Meatless Mondays: Millet Spring Roll Salad
Special Diets, Recipes on on January 21 2013 by Cassidy Stockton

Meatless Mondays: Millet Spring Roll Salad

I love this recipe because it's simple, healthy, and has all of the flavor of a spring roll without the hassle! Plus, it uses millet, one of my all-time favorite grains. I made this with crispy pan fried tofu (check out Herbivoracious for a great method) and it was plenty for a meal for two with leftovers.

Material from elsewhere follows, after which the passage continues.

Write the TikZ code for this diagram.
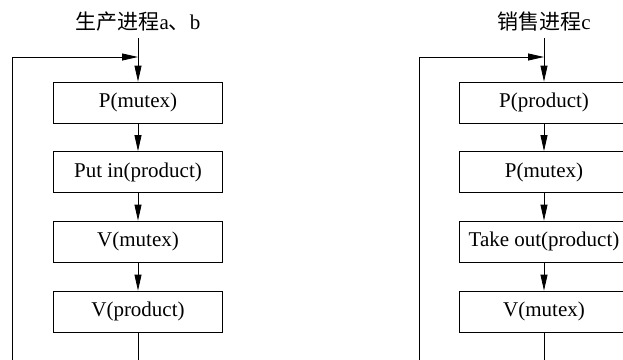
\documentclass[tikz,border=0pt]{standalone}
\usepackage{fontspec}
\setmainfont{Liberation Serif}
\newfontfamily\cjk{Noto Sans CJK SC}
\usetikzlibrary{arrows.meta}
\begin{document}
\begin{tikzpicture}[x=1pt,y=-1pt,
  line width=0.8pt,
  box/.style={draw,minimum width=169pt,minimum height=41pt,inner sep=0pt,font=\fontsize{21}{24}\selectfont},
  ttl/.style={inner sep=0pt,font=\fontsize{21}{24}\selectfont},
  arr/.style={-{Triangle[length=16pt,width=7pt]}}]
\clip (0,0) rectangle (623,359);
\useasboundingbox (0,0) rectangle (623,359);
% left column
\node[ttl] (t1) at (138,22) {{\cjk 生产进程}a{\cjk 、}b};
\node[box] (a1) at (138,102.5) {P(mutex)};
\node[box] (a2) at (138,172) {Put in(product)};
\node[box] (a3) at (138,241.5) {V(mutex)};
\node[box] (a4) at (138,311.5) {V(product)};
\coordinate (ab) at (138,380);
\coordinate (al) at (12,380);
\coordinate (alt) at (12,57);
\coordinate (aj) at (138,57);
\draw[arr] ([yshift=-6pt]t1.south) -- (a1.north);
\draw[arr] (a1) -- (a2);
\draw[arr] (a2) -- (a3);
\draw[arr] (a3) -- (a4);
\draw (a4.south) -- (ab);
\draw[arr] (al) -- (alt) -- (aj);
% right column
\node[ttl] (t2) at (544,22) {{\cjk 销售进程}c};
\node[box] (b1) at (544,102.5) {P(product)};
\node[box] (b2) at (544,172) {P(mutex)};
\node[box] (b3) at (544,241.5) {Take out(product)};
\node[box] (b4) at (544,311.5) {V(mutex)};
\coordinate (bb) at (544,380);
\coordinate (bl) at (419,380);
\coordinate (blt) at (419,57);
\coordinate (bj) at (544,57);
\draw[arr] ([yshift=-6pt]t2.south) -- (b1.north);
\draw[arr] (b1) -- (b2);
\draw[arr] (b2) -- (b3);
\draw[arr] (b3) -- (b4);
\draw (b4.south) -- (bb);
\draw[arr] (bl) -- (blt) -- (bj);
\end{tikzpicture}
\end{document}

I didn't try this, but crispy wonton strips would be a fun addition to this salad (awesome how-to video here).

Millet Spring Roll Salad

Millet Spring Roll Salad Prep Time:        15 minutes + 60 minute rest Cook Time:       20 minutes Yield:  10 servings as a side dish Dressing
  • 1/4 cup Rice Wine Vinegar
  • 1/4 cup Lime Juice
  • 2 Tbsp Toasted Sesame Oil
  • 2 tsp Sriracha Chili Sauce
  • 2 tsp Soy Sauce
  • 1/4 cup Brown Sugar
  • 2 cloves Garlic, minced
  • 1 cup Hulled Millet
  • 4 cups Water
  • 1 tsp Sea Salt
  • 1 medium Carrot, shredded
  • 1 1/2 cups Green or Napa Cabbage, shredded
  • 1 medium Red Bell Pepper, thinly sliced
  • 15 oz Baby Corn, ½ inch pieces
  • 3 Green Onions, chopped
  • 1/2 cup Cilantro, chopped
  • 1/3 cup Basil, chopped
  • 1/3 cup Mint, chopped
  • 1-2 Tbsp Sesame Seeds
Step 1 Bring water and salt to a boil. Rinse millet and add to boiling water. Reduce temperature to medium-low and simmer until grains are soft, about 20 minutes. Step 2 Meanwhile, combine the dressing ingredients and mix well. Set aside. Step 3 Drain the cooked millet well and combine with the carrot, cabbage, red bell pepper, and corn. Add dressing and toss well. Step 4 Chill at least 1 hour or overnight. Step 5 Add the green onions and herbs and mix well. Garnish with sesame seeds. Serve chilled or at room temperature.